The Bible's Most Famous Example of Visiting a Grave
Following the death of Jesus in the New Testament, the ceremonial observances of the Passover and the Sabbath prevented visitation to the tomb by any family or friends. The Bible records activities that provide affirmation of the burial process and visitation. When the Sabbath had passed, women went to the tomb in order to anoint the body of Jesus (Mark 16:1). Luke indicates the women had prepared spices ahead of time (Luke 24:1). Their tasks began early after sunrise (Mark 16:2).
What Does the Bible Say About Cremation and Burial?
The Bible does not define cremation as a preferred means to inter a body. However, there is no prohibition of the process in the New Testament. There are examples of bodies that were cremated, with the remaining bones buried. This occurred if the bodies had been mutilated in some way at the time of death.
- Saul and Jonathan (1 Sam 31:11-13)
- Achan and his family (Josh 7:25)
Ashes to Ashes
The phrase "ashes to ashes, dust to dust" may sound like a Bible verse, but it actually comes from a funeral service listed in the Book of Common Prayer. The service finds its basis on verses from the Bible (Gen 3:19; Gen 18:27; Job 30:19).

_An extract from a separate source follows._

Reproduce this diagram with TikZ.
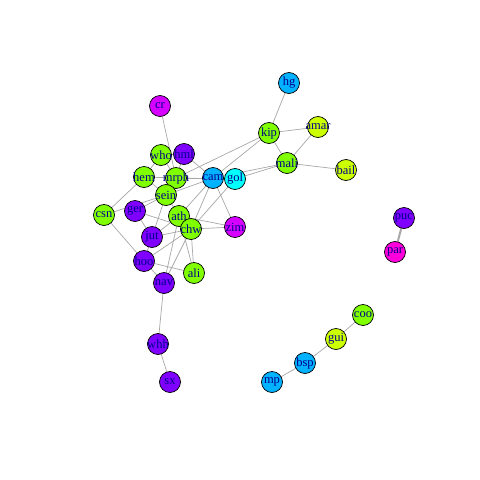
\documentclass[tikz,border=0pt]{standalone}
\usepackage{fontspec}
\setmainfont{Liberation Serif}
\usetikzlibrary{backgrounds}
\definecolor{cgreen}{HTML}{80FF00}
\definecolor{cpurple}{HTML}{8000FF}
\definecolor{cblue}{HTML}{00B2FF}
\definecolor{ccyan}{HTML}{00FFFF}
\definecolor{cmag}{HTML}{D500FF}
\definecolor{cpink}{HTML}{FF00DD}
\definecolor{cyel}{HTML}{CCFF00}
\definecolor{lab}{HTML}{00008B}
\definecolor{edgec}{HTML}{A8A8A8}
\begin{document}
\begin{tikzpicture}[x=1pt,y=-1pt,
  vtx/.style={circle,draw=black,line width=0.7pt,minimum size=21pt,inner sep=0pt,text=lab,font=\fontsize{12.5}{12.5}\selectfont},
  edg/.style={draw=edgec,line width=0.7pt},
  heavy/.style={draw=edgec,line width=2pt}]
\useasboundingbox (0,0) rectangle (480,480);
% nodes
\node[vtx,fill=cmag] (cr) at (160,106) {\makebox[0pt]{cr}};
\node[vtx,fill=cblue] (hg) at (289,83) {\makebox[0pt]{hg}};
\node[vtx,fill=cgreen] (kip) at (269,133) {\makebox[0pt]{kip}};
\node[vtx,fill=cyel] (amar) at (318,127) {\makebox[0pt]{amar}};
\node[vtx,fill=cgreen] (mali) at (287,163) {\makebox[0pt]{mali}};
\node[vtx,fill=cyel] (bail) at (346,170) {\makebox[0pt]{bail}};
\node[vtx,fill=cgreen] (who) at (161,155) {\makebox[0pt]{who}};
\node[vtx,fill=cpurple] (hml) at (184,154) {\makebox[0pt]{hml}};
\node[vtx,fill=cgreen] (hem) at (144,177) {\makebox[0pt]{hem}};
\node[vtx,fill=cgreen] (mrph) at (176,178) {\makebox[0pt]{mrph}};
\node[vtx,fill=cblue] (cam) at (213,178) {\makebox[0pt]{cam}};
\node[vtx,fill=ccyan] (gol) at (235,179) {\makebox[0pt]{gol}};
\node[vtx,fill=cgreen] (sein) at (166,195) {\makebox[0pt]{sein}};
\node[vtx,fill=cgreen] (csn) at (104,215) {\makebox[0pt]{csn}};
\node[vtx,fill=cpurple] (ger) at (135,211) {\makebox[0pt]{ger}};
\node[vtx,fill=cgreen] (ath) at (179,216) {\makebox[0pt]{ath}};
\node[vtx,fill=cgreen] (chw) at (191,229) {\makebox[0pt]{chw}};
\node[vtx,fill=cmag] (zim) at (235,227) {\makebox[0pt]{zim}};
\node[vtx,fill=cpurple] (jut) at (152,237) {\makebox[0pt]{jut}};
\node[vtx,fill=cpurple] (hoo) at (144,261) {\makebox[0pt]{hoo}};
\node[vtx,fill=cgreen] (ali) at (194,273) {\makebox[0pt]{ali}};
\node[vtx,fill=cpurple] (nav) at (164,283) {\makebox[0pt]{nav}};
\node[vtx,fill=cpurple] (whh) at (158,344) {\makebox[0pt]{whh}};
\node[vtx,fill=cpurple] (sx) at (170,382) {\makebox[0pt]{sx}};
\node[vtx,fill=cpurple] (puc) at (404,218) {\makebox[0pt]{puc}};
\node[vtx,fill=cpink] (par) at (395,252) {\makebox[0pt]{par}};
\node[vtx,fill=cgreen] (coo) at (363,315) {\makebox[0pt]{coo}};
\node[vtx,fill=cyel] (gui) at (336,339) {\makebox[0pt]{gui}};
\node[vtx,fill=cblue] (bsp) at (305,363) {\makebox[0pt]{bsp}};
\node[vtx,fill=cblue] (mp) at (272,382) {\makebox[0pt]{mp}};
% edges
\begin{scope}[on background layer]
\fill[white] (0,0) rectangle (480,480);
\foreach \a/\b in {hg/kip,kip/amar,kip/mali,amar/mali,mali/bail,
  kip/cam,kip/mrph,mali/gol,mali/cam,cr/mrph,
  who/hml,who/mrph,who/hem,hem/mrph,hem/sein,hem/csn,hml/mrph,hml/cam,
  mrph/cam,mrph/sein,mrph/gol,cam/gol,cam/sein,cam/ath,cam/chw,cam/zim,
  gol/chw,sein/ger,sein/ath,sein/jut,sein/csn,ger/chw,ger/jut,csn/hoo,
  jut/chw,jut/ath,jut/hoo,hoo/chw,hoo/nav,hoo/ali,nav/ath,nav/chw,
  chw/ali,ath/ali,chw/zim,ath/zim,nav/whh,whh/sx,
  coo/gui,gui/bsp,bsp/mp}
  \draw[edg] (\a.center) -- (\b.center);
\draw[heavy] (puc.center) -- (par.center);
\end{scope}
\end{tikzpicture}
\end{document}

The concept is a thread throughout the Bible.
- God formed man from the dust of the ground (Gen 2:7).
- God tells Adam "you are dust and to dust you shall return" (Gen 3:19).
- Solomon summarizes "All are from the dust, and to dust all return" (Eccl 3:20).
- Abraham, speaking to God, asks, "Who am I, but dust and ashes?" (Gen 18:27).
- Covering oneself in sackcloth and ashes conveyed sorrow and penance (2 Sam 13:19; Esther 4:1-3; Isa 58:5; Dan 9:3).
Making Informed Decisions Based on Biblical Tradition
Discerning the Biblical facts from the traditions and views of burial and cremation can help the grieving family make informed decisions. Choices that affirm faith and respect the dead bring comfort and encouragement during the mourning process.